Monday, June 29, 2009

Milbank is Back from Oblivion

So it turns out that Washington Post columnist Dana Milbank did indeed criticize the GW Bush White House for making use of fake reporter James Guckert during news conferences. I relied on a recent Media Matters account, and as Milbank himself points out, Media Matters also has a transcript that proves him right. Here's a bit:
OLBERMANN: But let me ask you, finally, is it fair to contextualize this in light of the well-publicized administration payments to Armstrong Williams and two other columnists to support their policies? Is this a mutation of that? Or is it just lousy judgment? In other words, was he a plant? Or was he just an ineligible presence?

MILBANK: Well, I think he is probably somewhere in between. You saw from the clips you played there of Scott McClellan turning to him as a life line. I call him a foil. You turn to this guy when you want to get the heat of off of you from another subject.
There is probably no evidence that White House Spokesman McClellan planned in advance to call on Guckert, as the Obama Administration had done with the Huffington Post's Nico Pitney, but it wouldn't surprise me. As much as this pains me, good on Milbank for criticizing the Guckert situation.

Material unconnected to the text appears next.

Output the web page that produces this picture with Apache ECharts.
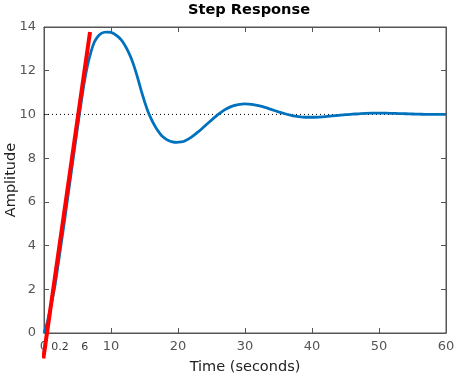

I'm still unhappy with his characterization of liberal critics -- who "often accused the White House of planting questioners in news conferences to ask preplanned questions" -- but that's because Milbank makes it sound like an unfounded accusation. It's also not very becoming of him to play veteran reporters-versus-dirty bloggers. And his super-superficial commentary on the national security speeches of Obama and Dick Cheney still makes me freaking wince.

But Milbank is clearly off the list of People Who Are Teh Ur-Platonic Form of Douchebag Individuals. At least for the present. Later in the WaPo chat linked above, Milbank has a more substantive criticism of the Obama White House arranging to call on Huffington Post reporter Pitney.
As I wrote in the Rough Sketch blog a couple of hours after the presser, I thought it was a fine question. Once again, that's not the point. The point is I don't think it's a good idea for the White House to be colluding in secret with the media, even if the result isn't bad. Even Jeff Gannon, for that matter, didn't do any great harm to civilization with the questions he asked -- but it still wasn't a good idea for the White House to allow it.
That's certainly a better point than he made before, but now I'm left thinking that Milbank failed to mention the substance of Pitney's question because avoiding an important point is just the way he writes.

Update: Fairness compels me to say that Eric Boehlert's original Media Matters bit was douche-y.